NON SONO I PIÙ POVERI, comunque, abitanti delle zone rurali più depresse, ad andarsene. Al contrario molto spesso sono i giovani più istruiti e dinamici ad essere scelti per incarnare l’investimento di tutta la famiglia d’origine in un viaggio volto a migliorare le capacità di protezione della famiglia stessa dai rischi e in direzione di un miglioramento delle condizioni del gruppo. Perciò, dice la Fao: «La migrazione rurale continua ad essere un elemento essenziale del processo di sviluppo economico e sociale».

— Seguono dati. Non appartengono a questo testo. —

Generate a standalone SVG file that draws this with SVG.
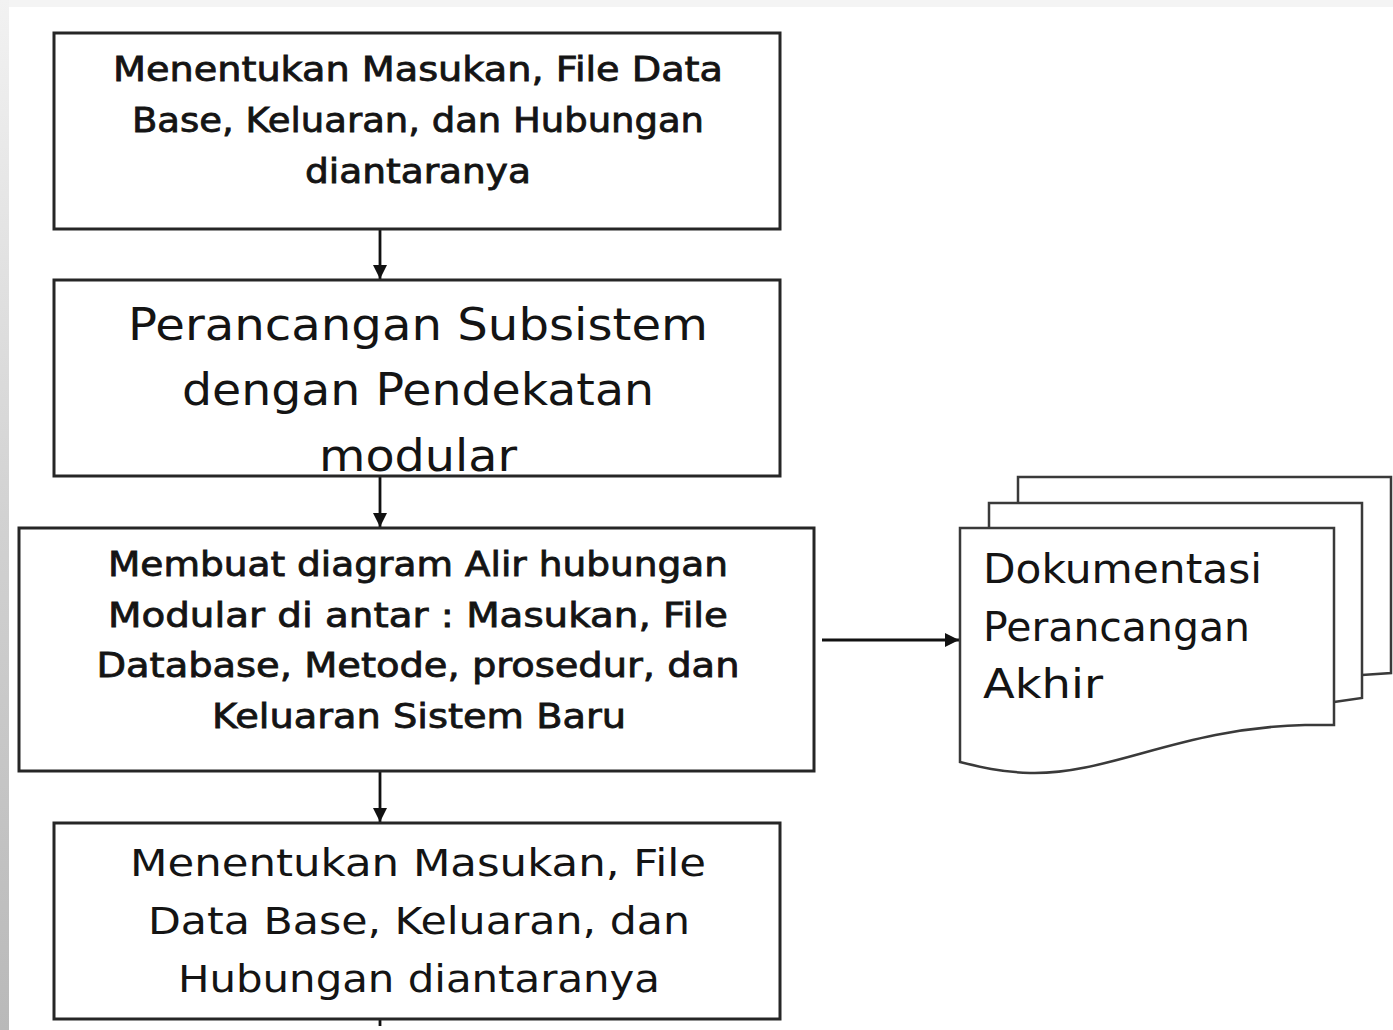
<svg xmlns="http://www.w3.org/2000/svg" width="1393" height="1030" viewBox="0 0 1393 1030">
  <defs>
    <linearGradient id="edge" x1="0" y1="0" x2="0" y2="1">
      <stop offset="0" stop-color="#f2f2f2"/>
      <stop offset="0.5" stop-color="#d2d2d2"/>
      <stop offset="1" stop-color="#b9b9b9"/>
    </linearGradient>
    <marker id="head" viewBox="0 0 14 14" refX="14" refY="7" markerWidth="14" markerHeight="14" markerUnits="userSpaceOnUse" orient="auto">
      <path d="M0,0 L14,7 L0,14 Z" fill="#111"/>
    </marker>
    <style>
      .box { fill: #fff; stroke: #262626; stroke-width: 3; }
      .page { fill: #fff; stroke: #3a3a3a; stroke-width: 2.5; stroke-linejoin: miter; }
      .link { fill: none; stroke: #111; stroke-width: 2.8; }
      .t { font-family: "DejaVu Sans", "Noto Sans", sans-serif; fill: #141414; text-anchor: middle; }
      .s { font-size: 33px; stroke: #141414; stroke-width: 0.8; }
      .m { font-size: 37px; }
      .l { font-size: 45px; }
      .doc { font-family: "DejaVu Sans", "Noto Sans", sans-serif; fill: #141414; font-size: 41px; }
    </style>
  </defs>

  <!-- page background with slide edge shading -->
  <rect x="0" y="0" width="1393" height="1030" fill="#ffffff"/>
  <rect x="0" y="0" width="1393" height="7" fill="#f4f4f4"/>
  <rect x="0" y="0" width="9" height="1030" fill="url(#edge)"/>

  <!-- connectors -->
  <g id="connectors">
    <line class="link" x1="380" y1="230" x2="380" y2="279" marker-end="url(#head)"/>
    <line class="link" x1="380" y1="477" x2="380" y2="527" marker-end="url(#head)"/>
    <line class="link" x1="380" y1="772" x2="380" y2="822" marker-end="url(#head)"/>
    <line class="link" x1="822" y1="640" x2="959" y2="640" marker-end="url(#head)"/>
    <line class="link" x1="380" y1="1020" x2="380" y2="1026"/>
  </g>

  <g id="step1">
    <rect class="box" x="54" y="33" width="726" height="196"/>
    <text class="t s" x="418" y="81" textLength="610" lengthAdjust="spacingAndGlyphs">Menentukan Masukan, File Data</text>
    <text class="t s" x="418" y="132" textLength="572" lengthAdjust="spacingAndGlyphs">Base, Keluaran, dan Hubungan</text>
    <text class="t s" x="418" y="183" textLength="226" lengthAdjust="spacingAndGlyphs">diantaranya</text>
  </g>

  <g id="step2">
    <rect class="box" x="54" y="280" width="726" height="196"/>
    <text class="t l" x="418" y="340" textLength="580" lengthAdjust="spacingAndGlyphs">Perancangan Subsistem</text>
    <text class="t l" x="418" y="405" textLength="472" lengthAdjust="spacingAndGlyphs">dengan Pendekatan</text>
    <text class="t l" x="418" y="471" textLength="198" lengthAdjust="spacingAndGlyphs">modular</text>
  </g>

  <g id="step3">
    <rect class="box" x="19" y="528" width="795" height="243"/>
    <text class="t s" x="418" y="576" textLength="620" lengthAdjust="spacingAndGlyphs">Membuat diagram Alir hubungan</text>
    <text class="t s" x="418" y="627" textLength="620" lengthAdjust="spacingAndGlyphs">Modular di antar : Masukan, File</text>
    <text class="t s" x="418" y="677" textLength="643" lengthAdjust="spacingAndGlyphs">Database, Metode, prosedur, dan</text>
    <text class="t s" x="419" y="728" textLength="414" lengthAdjust="spacingAndGlyphs">Keluaran Sistem Baru</text>
  </g>

  <g id="step4">
    <rect class="box" x="54" y="823" width="726" height="196"/>
    <text class="t m" x="418" y="876" textLength="576" lengthAdjust="spacingAndGlyphs">Menentukan Masukan, File</text>
    <text class="t m" x="419" y="934" textLength="542" lengthAdjust="spacingAndGlyphs">Data Base, Keluaran, dan</text>
    <text class="t m" x="419" y="992" textLength="482" lengthAdjust="spacingAndGlyphs">Hubungan diantaranya</text>
  </g>

  <g id="documents">
    <path class="page" d="M1018,503 V477 H1391 V673 L1362,675"/>
    <path class="page" d="M989,528 V503 H1362 V698 L1334,702"/>
    <path class="page" d="M960,528 H1334 V725 H1305 C1180,728 1110,775 1030,773 C1000,772 980,767 960,762 Z"/>
    <text class="doc" x="983" y="583" textLength="279" lengthAdjust="spacingAndGlyphs">Dokumentasi</text>
    <text class="doc" x="983" y="641" textLength="267" lengthAdjust="spacingAndGlyphs">Perancangan</text>
    <text class="doc" x="983" y="698" textLength="120" lengthAdjust="spacingAndGlyphs">Akhir</text>
  </g>
</svg>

LE DINAMICHE FEMMINILI nel fenomeno migratorio colpiscono per la loro particolarità. La componente femminile rappresenta ormai la metà dei flussi migratori internazionali e ad esempio dall’Africa subsahariana è addirittura prevalente tra le ragazzine addirittura pre-quindicenni, prima dello sviluppo. Le donne migranti sono le meno portate a ritornare sui loro passi, e non solo nei Paesi di provenienza in via di sviluppo, anche dagli Stati dell’Europa dell’Est tendenzialmente più patriarcali come l’Albania. Eppure anche quando non partono le donne sono lo stesso il fattore di catalizzazione del cambiamento perché spesso destinatarie delle rimesse con cui, oltre a garantire una vita migliore, una casa più igienica, accesso all’acqua potabile, alla luce, alla scuola ai figli, possono intraprendere piccole attività commerciali per integrare gli scarsi proventi dei campi.

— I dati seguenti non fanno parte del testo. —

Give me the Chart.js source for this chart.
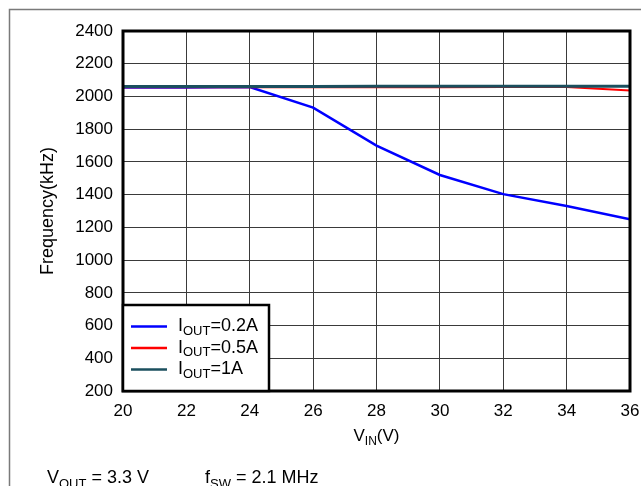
<!DOCTYPE html>
<html>
<head>
<meta charset="utf-8">
<script src="https://cdn.jsdelivr.net/npm/chart.js@4.4.0/dist/chart.umd.min.js"></script>
<style>
  html, body { margin: 0; padding: 0; background: #fff; }
  #wrap { width: 641px; height: 486px; position: relative; }
</style>
</head>
<body>
<div id="wrap"><canvas id="freqChart" width="641" height="486"></canvas></div>
<script>
// Data
const vinPoints = [20, 22, 24, 26, 28, 30, 32, 34, 36];
const freq02A = [2055, 2055, 2058, 1932, 1700, 1520, 1403, 1330, 1250];
const freq05A = [2056, 2056, 2056, 2057, 2057, 2057, 2058, 2058, 2037];
const freq1A = [2061, 2061, 2061, 2061, 2062, 2062, 2062, 2063, 2063];

const xTicks = [20, 22, 24, 26, 28, 30, 32, 34, 36];
const yTicks = [200, 400, 600, 800, 1000, 1200, 1400, 1600, 1800, 2000, 2200, 2400];

const seriesNames = [['I', 'OUT', '=0.2A'], ['I', 'OUT', '=0.5A'], ['I', 'OUT', '=1A']];
const seriesColors = ['#0000ff', '#ff0000', '#1b4f5e'];

const FONT = '"Liberation Sans", Arial, Helvetica, sans-serif';

function toPoints(ys) {
    return vinPoints.map((x, i) => ({ x: x, y: ys[i] }));
}

// text with subscript parts: [main, sub, main, ...]
function drawSubText(ctx, parts, x, y, size) {
    let cx = x;
    parts.forEach((p, i) => {
        const isSub = i % 2 === 1;
        ctx.font = (isSub ? Math.round(size * 0.72) : size) + 'px ' + FONT;
        ctx.fillText(p, cx, isSub ? y + size * 0.25 : y);
        cx += ctx.measureText(p).width;
    });
    return cx - x;
}

function measureSubText(ctx, parts, size) {
    let w = 0;
    parts.forEach((p, i) => {
        ctx.font = ((i % 2 === 1) ? Math.round(size * 0.72) : size) + 'px ' + FONT;
        w += ctx.measureText(p).width;
    });
    return w;
}

const decorPlugin = {
    id: 'decor',
    beforeDraw(chart) {
        const ctx = chart.ctx;
        ctx.save();
        ctx.fillStyle = '#fff';
        ctx.fillRect(0, 0, chart.width, chart.height);
        // outer gray frame
        ctx.strokeStyle = '#7a7a7a';
        ctx.lineWidth = 1.5;
        ctx.strokeRect(9.5, 9.5, chart.width + 20, chart.height + 20);
        ctx.restore();
    },
    afterDatasetsDraw(chart) {
        const ctx = chart.ctx;
        const a = chart.chartArea;
        ctx.save();
        // plot border
        ctx.strokeStyle = '#000';
        ctx.lineWidth = 3;
        ctx.strokeRect(a.left, a.top, a.right - a.left, a.bottom - a.top);

        // legend box
        const lx = a.left, ly = 305, lw = 269 - a.left, lh = a.bottom - ly;
        ctx.fillStyle = '#fff';
        ctx.fillRect(lx, ly, lw, lh);
        ctx.lineWidth = 2.5;
        ctx.strokeRect(lx, ly, lw, lh);
        const rows = [326.5, 348, 369.5];
        ctx.textBaseline = 'middle';
        ctx.textAlign = 'left';
        seriesNames.forEach((name, i) => {
            ctx.strokeStyle = seriesColors[i];
            ctx.lineWidth = 2.5;
            ctx.beginPath();
            ctx.moveTo(131, rows[i]);
            ctx.lineTo(167, rows[i]);
            ctx.stroke();
            ctx.fillStyle = '#000';
            drawSubText(ctx, name, 178, rows[i], 18);
        });

        // y axis title
        ctx.fillStyle = '#000';
        ctx.save();
        ctx.translate(48, (a.top + a.bottom) / 2);
        ctx.rotate(-Math.PI / 2);
        ctx.textAlign = 'center';
        ctx.textBaseline = 'middle';
        ctx.font = '18px ' + FONT;
        ctx.fillText('Frequency(kHz)', 0, 0);
        ctx.restore();

        // x axis title
        ctx.textAlign = 'left';
        ctx.textBaseline = 'alphabetic';
        const xt = ['V', 'IN', '(V)'];
        const xw = measureSubText(ctx, xt, 17);
        drawSubText(ctx, xt, (a.left + a.right) / 2 - xw / 2, 441, 17);

        // conditions caption
        drawSubText(ctx, ['V', 'OUT', ' = 3.3 V'], 47, 483, 18);
        drawSubText(ctx, ['f', 'SW', ' = 2.1 MHz'], 205, 483, 18);
        ctx.restore();
    }
};

const ctx = document.getElementById('freqChart').getContext('2d');
new Chart(ctx, {
    type: 'line',
    data: {
        datasets: [
            { label: 'IOUT=0.2A', data: toPoints(freq02A), borderColor: seriesColors[0], borderWidth: 2.5, order: 3 },
            { label: 'IOUT=0.5A', data: toPoints(freq05A), borderColor: seriesColors[1], borderWidth: 2, order: 2 },
            { label: 'IOUT=1A', data: toPoints(freq1A), borderColor: seriesColors[2], borderWidth: 3, order: 1 }
        ]
    },
    options: {
        responsive: false,
        animation: false,
        devicePixelRatio: 1,
        layout: { padding: { top: 31, right: 11, left: 0, bottom: 0 } },
        elements: { point: { radius: 0 }, line: { tension: 0, fill: false } },
        plugins: { legend: { display: false }, tooltip: { enabled: false } },
        scales: {
            x: {
                type: 'linear',
                min: 20,
                max: 36,
                afterFit(scale) {
                    scale.height = 95;
                    scale.paddingLeft = 0;
                    scale.paddingRight = 0;
                },
                afterBuildTicks(scale) { scale.ticks = xTicks.map(v => ({ value: v })); },
                ticks: { color: '#000', padding: 10, font: { family: FONT, size: 17 }, callback: v => String(v) },
                grid: { color: '#3a3a3a', lineWidth: 1, drawTicks: false },
                border: { display: false }
            },
            y: {
                min: 200,
                max: 2400,
                afterFit(scale) {
                    scale.width = 123;
                    scale.paddingTop = 0;
                    scale.paddingBottom = 0;
                },
                afterBuildTicks(scale) { scale.ticks = yTicks.map(v => ({ value: v })); },
                ticks: { color: '#000', padding: 10, font: { family: FONT, size: 17 }, callback: v => String(v) },
                grid: { color: '#3a3a3a', lineWidth: 1, drawTicks: false },
                border: { display: false }
            }
        }
    },
    plugins: [decorPlugin]
});
</script>
</body>
</html>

I RIMPATRI FORZATI che piacciono tanto a governanti nostrani sono invece considerati dall’agenzia per l’alimentazione in sostanza alla stregua di un ostacolo, di un impedimento, un costo sociale come le migrazioni forzate. Perché al fine di incentivare i vantaggi della migrazione occorre che sia «libera e responsabile» e che i ritorni siano positivi sia per l’individuo migrante sia per le comunità locali. Solo così il ritorno porterà in dote i frutti di competenze e esperienze del viaggio.
La Fao celebrando la Giornata mondiale dell’alimentazione del 16 ottobre e con la Giornata mondiale di lotta alla povertà del 17 ottobre, ricorda i 17 Sustainable Development Goals per l’Agenda 2030. Tra questi otto riguardano le migrazioni e impegnano i 193 Paesi delle Nazioni Unite – naturalmente Italia inclusa – a «facilitare una ordinata, sicura, regolare e responsabile mobilità delle persone».